Charts and diagrams as code
⟨

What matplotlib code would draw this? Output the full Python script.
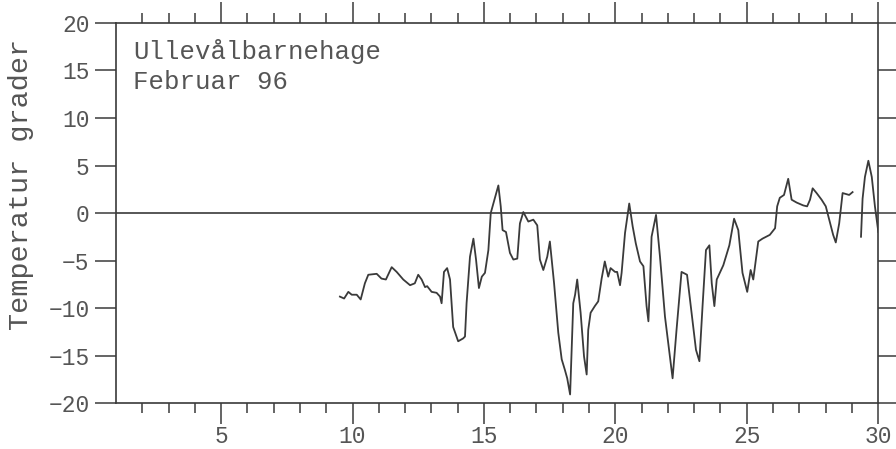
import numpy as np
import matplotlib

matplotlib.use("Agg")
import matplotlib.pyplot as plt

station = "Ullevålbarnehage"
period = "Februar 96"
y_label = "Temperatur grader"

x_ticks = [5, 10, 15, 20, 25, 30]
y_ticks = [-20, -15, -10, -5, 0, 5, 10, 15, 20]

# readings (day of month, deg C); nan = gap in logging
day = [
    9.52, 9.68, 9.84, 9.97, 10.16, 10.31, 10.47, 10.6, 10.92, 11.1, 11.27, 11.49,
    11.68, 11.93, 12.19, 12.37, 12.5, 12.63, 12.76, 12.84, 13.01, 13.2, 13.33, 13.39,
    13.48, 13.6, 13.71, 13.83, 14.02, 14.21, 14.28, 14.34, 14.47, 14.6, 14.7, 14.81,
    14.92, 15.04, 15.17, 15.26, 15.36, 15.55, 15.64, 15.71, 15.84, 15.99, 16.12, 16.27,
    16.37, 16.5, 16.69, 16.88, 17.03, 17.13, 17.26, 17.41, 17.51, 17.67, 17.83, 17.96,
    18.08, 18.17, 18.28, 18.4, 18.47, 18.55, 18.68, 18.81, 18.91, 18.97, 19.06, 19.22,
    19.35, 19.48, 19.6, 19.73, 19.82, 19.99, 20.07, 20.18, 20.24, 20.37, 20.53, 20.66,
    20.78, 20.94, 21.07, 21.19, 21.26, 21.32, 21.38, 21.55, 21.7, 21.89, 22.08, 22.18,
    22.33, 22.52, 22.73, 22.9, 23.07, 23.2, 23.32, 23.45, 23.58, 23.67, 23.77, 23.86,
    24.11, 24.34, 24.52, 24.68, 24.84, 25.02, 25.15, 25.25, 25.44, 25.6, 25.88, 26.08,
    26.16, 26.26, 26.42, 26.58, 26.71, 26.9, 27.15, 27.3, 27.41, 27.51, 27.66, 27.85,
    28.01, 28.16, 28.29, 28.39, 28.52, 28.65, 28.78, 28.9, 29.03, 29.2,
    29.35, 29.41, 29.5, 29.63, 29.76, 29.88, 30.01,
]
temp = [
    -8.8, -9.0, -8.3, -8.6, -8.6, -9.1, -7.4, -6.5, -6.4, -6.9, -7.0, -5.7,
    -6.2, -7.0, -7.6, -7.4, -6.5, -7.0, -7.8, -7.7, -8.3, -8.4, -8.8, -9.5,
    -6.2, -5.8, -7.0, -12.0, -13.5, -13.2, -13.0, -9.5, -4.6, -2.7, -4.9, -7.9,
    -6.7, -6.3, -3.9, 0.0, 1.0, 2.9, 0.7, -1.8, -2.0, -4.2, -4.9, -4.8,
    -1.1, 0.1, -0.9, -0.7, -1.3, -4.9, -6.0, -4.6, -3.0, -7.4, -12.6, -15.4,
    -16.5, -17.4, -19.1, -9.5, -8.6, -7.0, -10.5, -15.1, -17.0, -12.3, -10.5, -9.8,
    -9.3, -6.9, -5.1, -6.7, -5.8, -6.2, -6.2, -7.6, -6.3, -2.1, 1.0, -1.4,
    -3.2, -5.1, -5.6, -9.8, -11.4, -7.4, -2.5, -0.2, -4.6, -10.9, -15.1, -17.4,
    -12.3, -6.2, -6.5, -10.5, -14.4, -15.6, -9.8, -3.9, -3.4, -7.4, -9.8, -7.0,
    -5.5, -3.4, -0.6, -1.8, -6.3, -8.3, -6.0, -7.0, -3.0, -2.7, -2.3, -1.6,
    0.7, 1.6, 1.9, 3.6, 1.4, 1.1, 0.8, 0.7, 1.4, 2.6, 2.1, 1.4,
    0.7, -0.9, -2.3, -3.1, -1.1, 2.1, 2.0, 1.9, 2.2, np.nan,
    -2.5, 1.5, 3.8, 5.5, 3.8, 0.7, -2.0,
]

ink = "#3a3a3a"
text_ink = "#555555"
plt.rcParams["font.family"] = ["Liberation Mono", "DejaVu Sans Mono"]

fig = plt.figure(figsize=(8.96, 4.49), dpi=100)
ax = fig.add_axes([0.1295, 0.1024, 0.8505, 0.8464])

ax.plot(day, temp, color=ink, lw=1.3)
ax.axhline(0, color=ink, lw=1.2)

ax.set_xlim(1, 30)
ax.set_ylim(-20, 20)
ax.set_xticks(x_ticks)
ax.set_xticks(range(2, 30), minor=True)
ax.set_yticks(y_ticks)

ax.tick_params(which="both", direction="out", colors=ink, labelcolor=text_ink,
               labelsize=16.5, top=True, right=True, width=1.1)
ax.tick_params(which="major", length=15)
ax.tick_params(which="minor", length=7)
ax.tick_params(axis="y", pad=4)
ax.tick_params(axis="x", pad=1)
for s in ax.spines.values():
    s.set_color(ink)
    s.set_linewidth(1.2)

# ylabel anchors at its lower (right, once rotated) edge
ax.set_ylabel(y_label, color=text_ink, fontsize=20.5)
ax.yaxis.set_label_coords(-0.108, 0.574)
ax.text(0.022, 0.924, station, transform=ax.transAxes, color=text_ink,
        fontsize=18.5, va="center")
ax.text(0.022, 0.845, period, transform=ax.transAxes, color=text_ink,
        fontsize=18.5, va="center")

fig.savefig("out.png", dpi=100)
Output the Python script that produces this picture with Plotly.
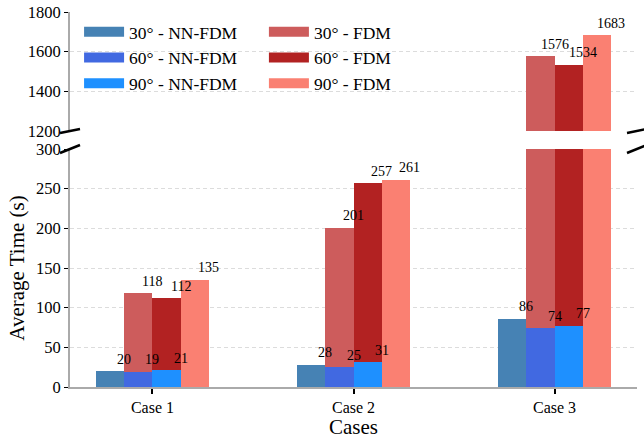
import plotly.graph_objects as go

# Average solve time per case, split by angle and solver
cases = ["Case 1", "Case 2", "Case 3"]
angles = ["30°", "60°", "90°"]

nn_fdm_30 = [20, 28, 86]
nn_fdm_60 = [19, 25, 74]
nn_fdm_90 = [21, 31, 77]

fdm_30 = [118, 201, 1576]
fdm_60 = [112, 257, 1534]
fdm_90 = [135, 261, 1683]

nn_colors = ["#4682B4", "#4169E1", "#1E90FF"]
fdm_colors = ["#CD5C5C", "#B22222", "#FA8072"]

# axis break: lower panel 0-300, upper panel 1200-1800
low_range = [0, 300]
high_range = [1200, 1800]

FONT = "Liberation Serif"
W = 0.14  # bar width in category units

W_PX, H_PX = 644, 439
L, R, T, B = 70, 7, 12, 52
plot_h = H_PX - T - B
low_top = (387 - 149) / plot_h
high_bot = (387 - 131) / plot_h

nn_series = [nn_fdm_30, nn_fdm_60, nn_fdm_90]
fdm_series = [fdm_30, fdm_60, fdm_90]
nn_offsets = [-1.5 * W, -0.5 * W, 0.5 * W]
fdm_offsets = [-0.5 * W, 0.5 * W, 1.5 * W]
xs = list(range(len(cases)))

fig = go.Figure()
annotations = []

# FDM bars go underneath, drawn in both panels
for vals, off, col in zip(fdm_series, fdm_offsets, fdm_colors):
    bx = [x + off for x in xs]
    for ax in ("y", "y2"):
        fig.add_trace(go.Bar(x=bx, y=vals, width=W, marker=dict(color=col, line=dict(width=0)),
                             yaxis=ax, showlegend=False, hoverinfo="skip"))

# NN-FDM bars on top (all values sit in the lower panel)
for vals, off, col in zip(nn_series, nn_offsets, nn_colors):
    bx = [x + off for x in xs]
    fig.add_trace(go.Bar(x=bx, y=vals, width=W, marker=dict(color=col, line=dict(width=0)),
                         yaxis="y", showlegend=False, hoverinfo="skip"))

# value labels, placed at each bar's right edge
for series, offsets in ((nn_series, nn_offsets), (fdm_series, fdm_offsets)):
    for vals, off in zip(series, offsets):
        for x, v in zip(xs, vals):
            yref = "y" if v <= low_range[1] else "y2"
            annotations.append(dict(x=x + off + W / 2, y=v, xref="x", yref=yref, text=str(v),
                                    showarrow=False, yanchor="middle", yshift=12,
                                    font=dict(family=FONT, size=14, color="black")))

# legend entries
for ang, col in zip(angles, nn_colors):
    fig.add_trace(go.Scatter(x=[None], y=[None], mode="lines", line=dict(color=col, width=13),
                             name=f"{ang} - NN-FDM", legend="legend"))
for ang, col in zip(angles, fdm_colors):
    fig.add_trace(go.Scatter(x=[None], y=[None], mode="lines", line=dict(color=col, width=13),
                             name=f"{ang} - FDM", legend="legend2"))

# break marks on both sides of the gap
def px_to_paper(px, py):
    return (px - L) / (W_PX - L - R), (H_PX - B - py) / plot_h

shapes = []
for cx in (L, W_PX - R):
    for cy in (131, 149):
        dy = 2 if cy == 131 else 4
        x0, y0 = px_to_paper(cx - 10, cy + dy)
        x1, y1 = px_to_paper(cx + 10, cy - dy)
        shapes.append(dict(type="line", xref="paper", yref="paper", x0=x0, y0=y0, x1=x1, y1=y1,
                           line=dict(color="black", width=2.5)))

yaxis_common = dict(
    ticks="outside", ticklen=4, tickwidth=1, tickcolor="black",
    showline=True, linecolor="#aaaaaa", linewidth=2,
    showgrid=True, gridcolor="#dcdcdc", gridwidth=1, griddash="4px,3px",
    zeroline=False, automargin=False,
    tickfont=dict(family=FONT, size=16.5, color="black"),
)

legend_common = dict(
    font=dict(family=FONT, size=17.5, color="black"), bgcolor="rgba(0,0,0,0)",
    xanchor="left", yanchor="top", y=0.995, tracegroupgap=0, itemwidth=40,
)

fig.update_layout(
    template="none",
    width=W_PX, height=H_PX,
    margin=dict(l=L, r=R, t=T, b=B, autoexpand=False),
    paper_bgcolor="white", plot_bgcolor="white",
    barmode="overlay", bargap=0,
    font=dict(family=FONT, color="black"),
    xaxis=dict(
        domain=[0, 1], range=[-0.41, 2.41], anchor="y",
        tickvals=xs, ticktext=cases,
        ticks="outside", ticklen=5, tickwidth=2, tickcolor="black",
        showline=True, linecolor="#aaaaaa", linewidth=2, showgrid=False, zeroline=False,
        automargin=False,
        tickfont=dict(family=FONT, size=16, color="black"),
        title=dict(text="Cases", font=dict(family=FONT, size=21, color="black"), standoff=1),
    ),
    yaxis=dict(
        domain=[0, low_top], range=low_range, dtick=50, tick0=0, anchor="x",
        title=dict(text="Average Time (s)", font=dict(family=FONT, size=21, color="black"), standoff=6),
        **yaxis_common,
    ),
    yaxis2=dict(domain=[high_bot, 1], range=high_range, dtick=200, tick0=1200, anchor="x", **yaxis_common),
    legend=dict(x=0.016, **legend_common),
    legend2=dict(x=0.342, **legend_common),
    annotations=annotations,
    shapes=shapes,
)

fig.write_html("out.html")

⟩

» **Problem**
Skip every picture and return the lines above from the top through the one that contains "y_ticks = [-20, -15, -10, -5, 0, 5, 10, 15, 20]".

» **Response to this task**
What matplotlib code would draw this? Output the full Python script.
import numpy as np
import matplotlib

matplotlib.use("Agg")
import matplotlib.pyplot as plt

station = "Ullevålbarnehage"
period = "Februar 96"
y_label = "Temperatur grader"

x_ticks = [5, 10, 15, 20, 25, 30]
y_ticks = [-20, -15, -10, -5, 0, 5, 10, 15, 20]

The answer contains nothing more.